Cobourg Street

In 1814, Princess Charlotte, the only child of Prince George, the Prince Regent, broke off her engagement to William, the Prince of Orange. The young Dutch Prince, who had visions of being a prince consort to a future British Queen was disappointed, while Charlotte’s father was furious. The relationship between father and daughter had become increasingly difficult and Charlotte was refusing to move abroad. Two years later however Charlotte was married in London. Her father was delighted. Her husband was Leopold of Saxe-Coburg-Saalfeld and their new home was to be at Claremont Park, near Esher, in Surrey.

There, the following year, the young princess went into a long labour, sadly after fifty hours Charlotte’s baby boy was stillborn and later that day, 6 November 1817, the Princess herself was taken ill and died with a sigh soon afterwards.
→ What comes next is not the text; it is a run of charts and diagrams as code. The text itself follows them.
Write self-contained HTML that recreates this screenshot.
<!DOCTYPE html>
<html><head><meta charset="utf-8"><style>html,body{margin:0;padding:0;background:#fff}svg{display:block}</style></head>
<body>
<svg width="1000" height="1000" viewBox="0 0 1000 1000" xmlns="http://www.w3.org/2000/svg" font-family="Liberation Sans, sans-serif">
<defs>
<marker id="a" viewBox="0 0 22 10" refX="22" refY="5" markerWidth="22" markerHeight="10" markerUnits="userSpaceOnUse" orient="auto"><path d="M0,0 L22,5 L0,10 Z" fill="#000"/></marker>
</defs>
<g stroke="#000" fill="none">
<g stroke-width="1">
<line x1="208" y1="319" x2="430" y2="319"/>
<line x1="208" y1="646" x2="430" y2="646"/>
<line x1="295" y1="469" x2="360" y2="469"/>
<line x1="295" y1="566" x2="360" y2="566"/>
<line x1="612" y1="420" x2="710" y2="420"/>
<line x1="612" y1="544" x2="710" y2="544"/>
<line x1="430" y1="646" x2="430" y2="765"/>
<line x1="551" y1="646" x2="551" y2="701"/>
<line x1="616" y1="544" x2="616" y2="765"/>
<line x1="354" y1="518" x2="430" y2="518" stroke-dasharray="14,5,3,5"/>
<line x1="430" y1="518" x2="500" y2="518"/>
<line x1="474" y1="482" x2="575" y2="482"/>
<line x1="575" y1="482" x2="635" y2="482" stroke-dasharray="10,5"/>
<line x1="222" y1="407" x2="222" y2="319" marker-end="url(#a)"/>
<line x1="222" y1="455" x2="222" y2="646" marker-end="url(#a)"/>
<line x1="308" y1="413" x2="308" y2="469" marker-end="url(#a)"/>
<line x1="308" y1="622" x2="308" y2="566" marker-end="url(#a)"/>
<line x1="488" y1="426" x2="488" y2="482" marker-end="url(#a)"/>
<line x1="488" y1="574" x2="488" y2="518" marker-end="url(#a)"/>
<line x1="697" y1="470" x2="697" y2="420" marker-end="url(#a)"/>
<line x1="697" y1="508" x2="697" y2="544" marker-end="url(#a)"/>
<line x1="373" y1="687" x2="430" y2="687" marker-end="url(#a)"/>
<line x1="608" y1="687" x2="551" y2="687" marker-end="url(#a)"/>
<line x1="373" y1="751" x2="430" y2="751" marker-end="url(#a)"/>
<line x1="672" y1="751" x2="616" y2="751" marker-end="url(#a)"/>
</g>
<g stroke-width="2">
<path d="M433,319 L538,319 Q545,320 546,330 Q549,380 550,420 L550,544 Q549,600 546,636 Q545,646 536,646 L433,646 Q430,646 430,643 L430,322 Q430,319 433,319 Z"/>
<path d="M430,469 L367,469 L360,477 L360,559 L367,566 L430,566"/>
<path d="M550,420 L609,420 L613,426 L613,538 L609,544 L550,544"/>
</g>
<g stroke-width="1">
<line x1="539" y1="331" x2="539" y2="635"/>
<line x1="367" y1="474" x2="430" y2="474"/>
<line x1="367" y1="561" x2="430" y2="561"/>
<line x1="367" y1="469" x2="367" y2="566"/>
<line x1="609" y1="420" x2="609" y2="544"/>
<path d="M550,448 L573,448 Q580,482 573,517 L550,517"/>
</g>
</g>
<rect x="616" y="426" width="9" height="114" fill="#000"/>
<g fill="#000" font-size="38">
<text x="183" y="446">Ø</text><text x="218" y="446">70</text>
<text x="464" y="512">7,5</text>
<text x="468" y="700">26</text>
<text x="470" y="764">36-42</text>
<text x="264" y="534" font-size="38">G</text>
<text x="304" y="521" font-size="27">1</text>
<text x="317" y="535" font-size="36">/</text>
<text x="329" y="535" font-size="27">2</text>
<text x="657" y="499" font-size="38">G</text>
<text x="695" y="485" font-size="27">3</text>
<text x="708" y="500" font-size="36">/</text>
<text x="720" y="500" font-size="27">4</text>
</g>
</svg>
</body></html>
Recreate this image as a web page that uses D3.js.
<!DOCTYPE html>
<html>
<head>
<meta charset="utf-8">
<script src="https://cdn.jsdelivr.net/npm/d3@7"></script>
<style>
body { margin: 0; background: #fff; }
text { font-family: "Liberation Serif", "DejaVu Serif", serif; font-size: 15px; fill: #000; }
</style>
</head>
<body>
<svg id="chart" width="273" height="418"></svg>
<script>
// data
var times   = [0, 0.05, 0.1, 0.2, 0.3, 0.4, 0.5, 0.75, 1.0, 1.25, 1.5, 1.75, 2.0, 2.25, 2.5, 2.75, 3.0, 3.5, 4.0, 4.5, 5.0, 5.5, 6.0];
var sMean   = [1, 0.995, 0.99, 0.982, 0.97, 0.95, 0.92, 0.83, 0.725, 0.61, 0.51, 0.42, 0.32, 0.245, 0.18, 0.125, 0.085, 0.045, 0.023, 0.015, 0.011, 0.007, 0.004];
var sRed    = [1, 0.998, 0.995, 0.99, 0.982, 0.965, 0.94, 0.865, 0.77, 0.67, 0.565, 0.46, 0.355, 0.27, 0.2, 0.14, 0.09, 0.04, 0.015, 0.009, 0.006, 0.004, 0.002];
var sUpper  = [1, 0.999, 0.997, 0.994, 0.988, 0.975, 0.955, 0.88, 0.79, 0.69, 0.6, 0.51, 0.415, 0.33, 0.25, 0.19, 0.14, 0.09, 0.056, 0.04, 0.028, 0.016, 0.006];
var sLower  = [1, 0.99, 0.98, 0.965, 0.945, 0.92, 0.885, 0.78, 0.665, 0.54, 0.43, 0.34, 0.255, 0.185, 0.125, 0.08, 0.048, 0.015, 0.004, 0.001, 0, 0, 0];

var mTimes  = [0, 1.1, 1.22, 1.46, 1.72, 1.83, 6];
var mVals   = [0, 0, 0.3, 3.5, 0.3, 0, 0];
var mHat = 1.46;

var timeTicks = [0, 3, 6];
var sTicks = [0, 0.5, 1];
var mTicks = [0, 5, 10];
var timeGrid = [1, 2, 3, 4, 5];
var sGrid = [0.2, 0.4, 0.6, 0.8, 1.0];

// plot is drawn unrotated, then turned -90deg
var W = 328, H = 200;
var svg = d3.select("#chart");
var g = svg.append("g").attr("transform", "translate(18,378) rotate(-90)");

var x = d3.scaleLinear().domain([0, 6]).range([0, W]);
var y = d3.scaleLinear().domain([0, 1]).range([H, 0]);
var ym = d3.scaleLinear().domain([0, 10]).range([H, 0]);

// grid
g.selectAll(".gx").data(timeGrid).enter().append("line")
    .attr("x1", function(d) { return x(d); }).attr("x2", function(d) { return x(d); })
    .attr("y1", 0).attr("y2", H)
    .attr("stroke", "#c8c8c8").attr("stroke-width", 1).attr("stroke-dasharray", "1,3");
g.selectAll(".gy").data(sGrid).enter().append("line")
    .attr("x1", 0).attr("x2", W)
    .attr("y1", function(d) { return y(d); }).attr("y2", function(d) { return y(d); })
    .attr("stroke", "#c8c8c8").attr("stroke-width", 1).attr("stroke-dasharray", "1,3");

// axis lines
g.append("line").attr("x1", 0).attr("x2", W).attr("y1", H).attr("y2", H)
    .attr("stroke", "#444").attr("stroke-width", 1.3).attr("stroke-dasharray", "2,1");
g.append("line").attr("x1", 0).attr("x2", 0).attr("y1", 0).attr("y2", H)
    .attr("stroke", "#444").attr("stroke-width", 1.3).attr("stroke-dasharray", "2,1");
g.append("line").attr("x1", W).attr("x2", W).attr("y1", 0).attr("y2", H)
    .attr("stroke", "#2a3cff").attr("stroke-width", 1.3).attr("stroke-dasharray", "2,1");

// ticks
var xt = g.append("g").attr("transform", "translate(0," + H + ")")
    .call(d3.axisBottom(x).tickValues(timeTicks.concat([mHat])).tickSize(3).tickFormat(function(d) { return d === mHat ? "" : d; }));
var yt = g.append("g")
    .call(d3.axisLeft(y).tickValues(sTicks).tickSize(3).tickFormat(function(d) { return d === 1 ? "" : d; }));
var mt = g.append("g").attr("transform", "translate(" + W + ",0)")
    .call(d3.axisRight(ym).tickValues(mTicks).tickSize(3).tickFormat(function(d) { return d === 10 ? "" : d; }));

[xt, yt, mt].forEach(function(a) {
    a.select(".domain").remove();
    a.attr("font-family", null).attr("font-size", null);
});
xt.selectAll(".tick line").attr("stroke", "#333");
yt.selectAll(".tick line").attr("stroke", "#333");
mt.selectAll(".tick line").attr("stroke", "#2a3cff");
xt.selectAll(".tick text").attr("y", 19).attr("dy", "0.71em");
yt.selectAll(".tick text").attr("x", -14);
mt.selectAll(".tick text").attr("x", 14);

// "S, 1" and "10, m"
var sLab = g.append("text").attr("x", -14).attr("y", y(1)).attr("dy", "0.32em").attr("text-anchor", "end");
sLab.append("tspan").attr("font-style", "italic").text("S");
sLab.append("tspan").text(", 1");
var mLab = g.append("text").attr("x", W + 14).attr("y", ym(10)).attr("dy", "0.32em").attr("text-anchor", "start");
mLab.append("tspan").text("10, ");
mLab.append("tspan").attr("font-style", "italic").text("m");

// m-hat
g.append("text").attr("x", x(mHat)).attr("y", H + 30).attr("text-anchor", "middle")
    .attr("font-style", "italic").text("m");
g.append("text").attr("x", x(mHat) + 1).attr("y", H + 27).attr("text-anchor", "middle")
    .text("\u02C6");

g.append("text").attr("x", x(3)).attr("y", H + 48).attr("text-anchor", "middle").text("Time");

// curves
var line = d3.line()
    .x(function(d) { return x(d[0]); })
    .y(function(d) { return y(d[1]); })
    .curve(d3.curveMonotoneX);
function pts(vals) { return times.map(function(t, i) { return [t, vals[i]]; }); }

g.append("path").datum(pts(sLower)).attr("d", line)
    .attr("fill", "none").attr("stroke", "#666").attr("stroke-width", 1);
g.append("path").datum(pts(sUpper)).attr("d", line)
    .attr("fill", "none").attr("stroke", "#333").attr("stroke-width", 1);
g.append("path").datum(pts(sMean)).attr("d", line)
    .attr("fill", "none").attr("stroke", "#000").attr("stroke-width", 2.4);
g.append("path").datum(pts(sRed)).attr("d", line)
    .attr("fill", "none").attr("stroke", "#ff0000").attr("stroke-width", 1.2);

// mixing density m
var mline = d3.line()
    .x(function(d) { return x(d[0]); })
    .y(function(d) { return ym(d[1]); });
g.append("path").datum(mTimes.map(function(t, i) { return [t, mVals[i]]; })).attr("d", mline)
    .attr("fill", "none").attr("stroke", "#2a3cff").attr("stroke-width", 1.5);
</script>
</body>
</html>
A popular figure, her death was regarded as a national tragedy and many newly-developing English streets were named Cobourg (the French spelling of the German city that gave its name to the duchy) in honour of her and her unfortunate husband.

The deaths created a royal crisis, with no heir to succeed the Prince Regent, every marriageable member of the royal family was asked to marry at once and within a year of Charlotte’s funeral, four weddings took place as three unmarried Dukes (all more or less living happily with mistresses) and the forty-seven year old Princess Elizabeth, all took marital partners.